5 fights couples have (and how to avoid them)

The strain of caring for a new baby causes parents’ tempers to fray ― avoid potential disputes with these tips.

Parents-5-fights-couples-have-and-how-to-avoid-them

The heightened emotions and sleep shortage new parents face leave many on edge and grumpy. Inevitably, we take it out on our spouses. When you aren’t staring lovingly at the beautiful baby you’ve created together, you’re probably glaring at your husband. Is it your hormones or has your spouse become the most irritating person on the planet? 

You might recognise five areas of conflict in your new life as a parent. If they’re a familiar part of your relationship, here’s how to resolve them quickly and calmly.

I’m doing most of the work

The Problem 

You’ve both become accustomed to playing the new-parent victim. Who’s the most tired? Who’s changed the most diapers? Who most deserves a night out?

The Solution 

“One of the best ingredients in a relationship is mutual recognition and gratitude,” says Aaron Balick, psychotherapist and author of Keep Your Cool: How to Deal with Life’s Worries and Stress. “Just try saying, ‘You cleaned up the kitchen tonight, thanks’. Work of all kinds should be valued and, if you feel your other half isn’t holding up his side of the bargain, challenge him respectfully. And remember, a fair division of labour doesn’t necessarily mean you both do exactly the same tasks.” 

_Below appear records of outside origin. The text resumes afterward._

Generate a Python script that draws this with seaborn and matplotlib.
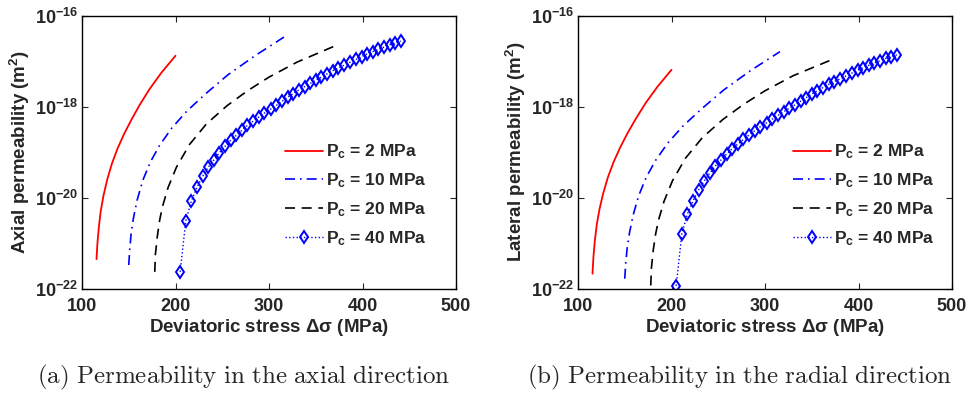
# Permeability vs deviatoric stress, axial and lateral
import numpy as np
import pandas as pd
import matplotlib
matplotlib.use("Agg")
import matplotlib.pyplot as plt
import seaborn as sns

# ---- data (log10 of permeability in m^2) ----
x_2 = [115.5, 116.5, 118, 120, 123, 127, 132, 138, 145, 153, 162, 172, 185, 200]
ax_2 = [-21.35, -21.0, -20.65, -20.3, -19.95, -19.6, -19.25, -18.92, -18.6, -18.28, -17.95, -17.62, -17.25, -16.88]
lat_2 = [-21.67, -21.3, -20.95, -20.6, -20.25, -19.9, -19.55, -19.22, -18.9, -18.58, -18.26, -17.93, -17.56, -17.19]

x_10 = [150, 151, 152.5, 155, 159, 165, 173, 183, 196, 212, 232, 256, 285, 316]
ax_10 = [-21.48, -21.15, -20.8, -20.45, -20.05, -19.62, -19.22, -18.85, -18.47, -18.1, -17.72, -17.3, -16.88, -16.47]
lat_10 = [-21.78, -21.45, -21.12, -20.78, -20.38, -19.95, -19.55, -19.18, -18.8, -18.43, -18.05, -17.63, -17.2, -16.79]

x_20 = [177.8, 178.5, 180.5, 183, 186, 192, 201, 215, 233, 255, 277, 300, 330, 371]
ax_20 = [-21.63, -21.25, -20.86, -20.5, -20.2, -19.78, -19.33, -18.83, -18.38, -17.98, -17.65, -17.35, -17.02, -16.66]
lat_20 = [-21.93, -21.55, -21.15, -20.8, -20.5, -20.08, -19.63, -19.13, -18.68, -18.28, -17.95, -17.65, -17.32, -16.97]

x_40 = [205, 211, 217, 223, 229, 235, 241, 247, 253, 259, 265, 271, 277, 283, 289, 295,
        302, 308, 314, 320, 326, 332, 338, 344, 350, 356, 362, 368, 374, 380,
        387, 393, 399, 405, 411, 417, 423, 429, 435, 441]
ax_40 = [-21.63, -20.51, -20.07, -19.77, -19.53, -19.33, -19.17, -19.01, -18.87, -18.74,
         -18.63, -18.52, -18.41, -18.32, -18.23, -18.14, -18.05, -17.97, -17.88, -17.79,
         -17.71, -17.63, -17.56, -17.49, -17.42, -17.35, -17.28, -17.21, -17.15, -17.09,
         -17.02, -16.96, -16.90, -16.84, -16.79, -16.74, -16.69, -16.64, -16.60, -16.56]
lat_40 = [-21.94, -20.80, -20.36, -20.07, -19.83, -19.63, -19.46, -19.30, -19.17, -19.04,
          -18.92, -18.82, -18.72, -18.62, -18.53, -18.44, -18.35, -18.27, -18.19, -18.11,
          -18.03, -17.96, -17.88, -17.80, -17.72, -17.65, -17.58, -17.51, -17.45, -17.39,
          -17.32, -17.26, -17.20, -17.14, -17.09, -17.04, -16.99, -16.94, -16.90, -16.86]

labels = [r"$\mathbf{P_c}$ = 2 MPa", r"$\mathbf{P_c}$ = 10 MPa",
          r"$\mathbf{P_c}$ = 20 MPa", r"$\mathbf{P_c}$ = 40 MPa"]
xticks = [100, 200, 300, 400, 500]
yticks = [1e-22, 1e-20, 1e-18, 1e-16]
ytick_labels = [r"$\mathbf{10^{-22}}$", r"$\mathbf{10^{-20}}$",
                r"$\mathbf{10^{-18}}$", r"$\mathbf{10^{-16}}$"]
ylabels = [r"Axial permeability (m$\mathbf{^2}$)", r"Lateral permeability (m$\mathbf{^2}$)"]
captions = [r"$\mathrm{(a)\ Permeability\ in\ the\ axial\ direction}$",
            r"$\mathrm{(b)\ Permeability\ in\ the\ radial\ direction}$"]

sns.set_theme(style="ticks")
plt.rcParams["font.family"] = ["Liberation Sans", "DejaVu Sans"]
plt.rcParams["font.weight"] = "bold"
plt.rcParams["mathtext.fontset"] = "custom"
plt.rcParams["mathtext.rm"] = "Liberation Sans:bold"
plt.rcParams["mathtext.bf"] = "Liberation Sans:bold"
plt.rcParams["mathtext.it"] = "Liberation Sans:bold"

styles = [
    dict(color="red", linestyle="-", lw=1.3),
    dict(color="blue", dashes=(6, 3, 1, 3), lw=1.2),
    dict(color="black", dashes=(6, 4), lw=1.2),
    dict(color="blue", linestyle=":", lw=1.0, marker="d", markersize=6.5,
         markerfacecolor="none", markeredgecolor="blue", markeredgewidth=1.4),
]

fig = plt.figure(figsize=(9.69, 3.94), dpi=100)
W, H = 969, 394
lefts = [82, 578]
leg_x = [0.543, 0.575]
cap_x = [244, 740]

series = [
    (ax_2, lat_2, x_2), (ax_10, lat_10, x_10), (ax_20, lat_20, x_20), (ax_40, lat_40, x_40)
]

for p in range(2):
    ax = fig.add_axes([lefts[p] / W, (H - 288.7) / H, 374 / W, 273 / H])
    for (ya, yl, xs), st, lab in zip(series, styles, labels):
        yv = np.power(10.0, ya if p == 0 else yl)
        df = pd.DataFrame({"x": xs, "k": yv})
        sns.lineplot(data=df, x="x", y="k", ax=ax, label=lab, sort=False,
                     estimator=None, **st)
    ax.set_yscale("log")
    ax.set_xlim(100, 500)
    ax.set_ylim(1e-22, 1e-16)
    ax.set_xticks(xticks)
    ax.set_xticklabels([str(t) for t in xticks])
    ax.set_yticks(yticks)
    ax.set_yticklabels(ytick_labels)
    ax.minorticks_off()
    ax.tick_params(axis="both", direction="in", length=4, width=0.8, top=True,
                   right=True, labelsize=13)
    ax.tick_params(axis="x", pad=7)
    ax.tick_params(axis="y", pad=3)
    for s in ax.spines.values():
        s.set_linewidth(1.0)
        s.set_color("black")
    ax.set_xlabel(r"Deviatoric stress $\mathbf{\Delta\sigma}$ (MPa)", fontsize=13.5,
                  fontweight="bold", labelpad=1)
    ax.set_ylabel(ylabels[p], fontsize=13.5, fontweight="bold", labelpad=2)
    leg = ax.legend(loc="upper left", bbox_to_anchor=(leg_x[p], 0.535), frameon=False,
                    fontsize=12.5, handlelength=2.2, handletextpad=0.15,
                    labelspacing=0.58, borderpad=0, borderaxespad=0)
    for t in leg.get_texts():
        t.set_fontweight("bold")
    fig.text(cap_x[p] / W, 1 - 377 / H, captions[p], ha="center",
             va="center", fontsize=18, math_fontfamily="cm")

fig.savefig("out.png", dpi=100)
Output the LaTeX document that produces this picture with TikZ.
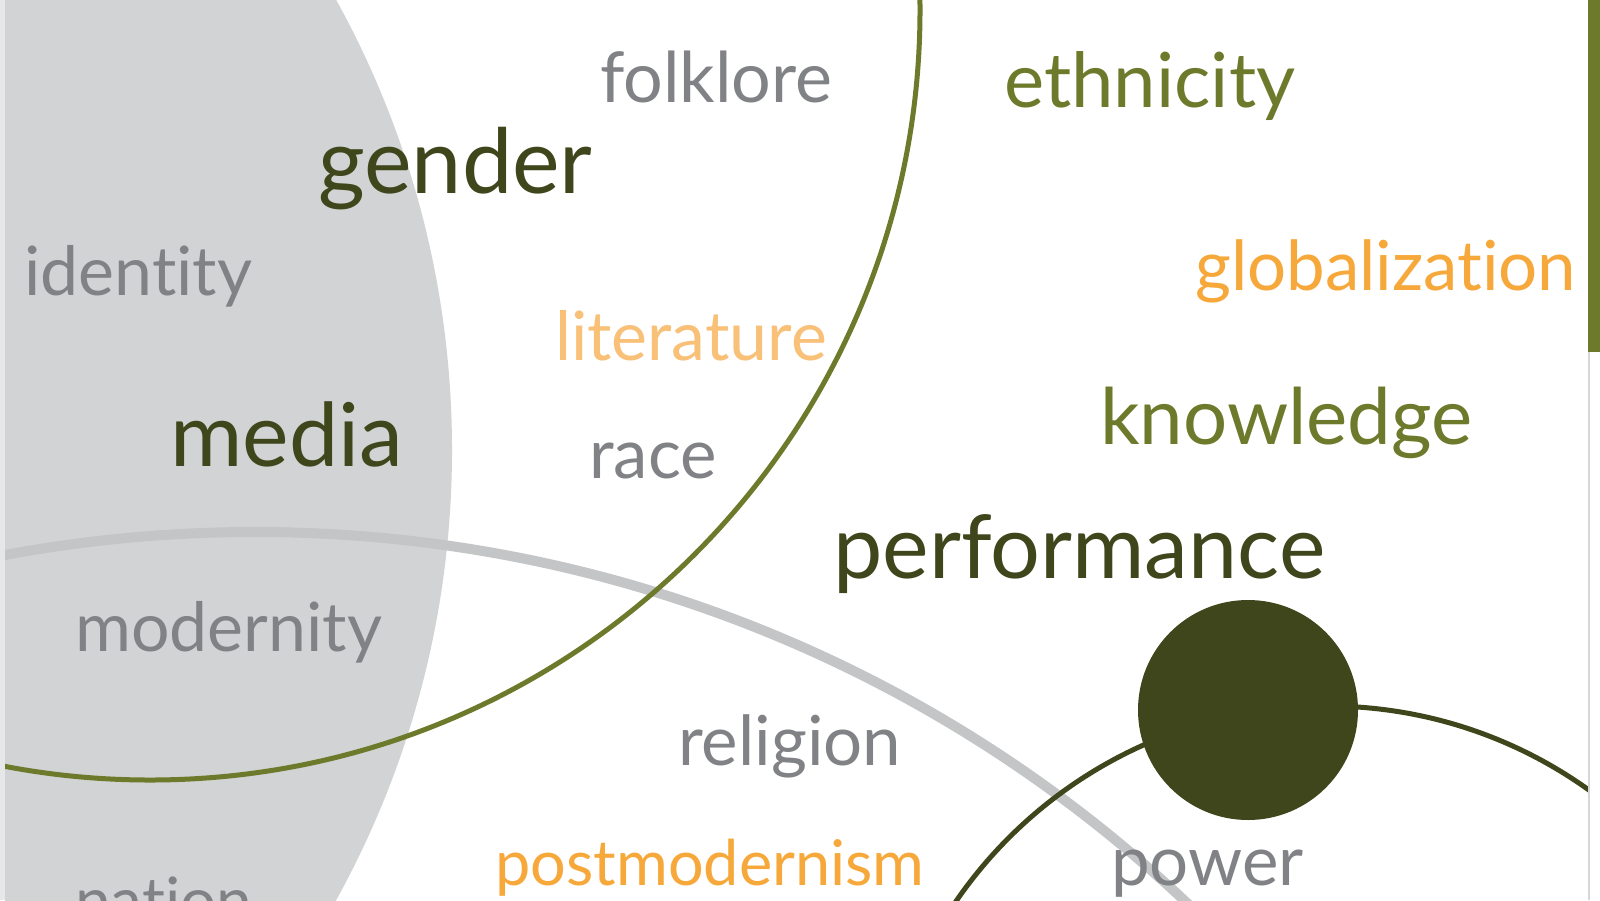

“Put your child at the centre of the parenting question at hand. Then think of yourselves as a team coming up with the best solution for her."

 

I want to do it my own way

The Problem 

You were brought up with one style of parenting by your parents, while your husband was raised by your in-laws in a different way. Breastfed or bottle-raised, strict or laidback, over-protective or independent — there’s a clash of cultures and you both think you’re the one in the right.

The Solution

 “Parenting isn’t about doing the right thing for you as adults — it’s about creating the best environment for your child,” Balick notes. “At the beginning of your relationship, you and your spouse both had to accept different styles of relating (perhaps one of you is open, the other private). You now have to learn to understand and accept opposing ideas about parenting, too.

“If there’s a difference in [parenting] style, discuss it like adults, privately, and agree on a united approach. Put your child at the centre of the parenting question at hand. Then think of yourselves as a team coming up with the best solution for her. This will take you away from a ‘who is right’ approach and offer a ‘what is right for your child’ alternative,” Balick points out.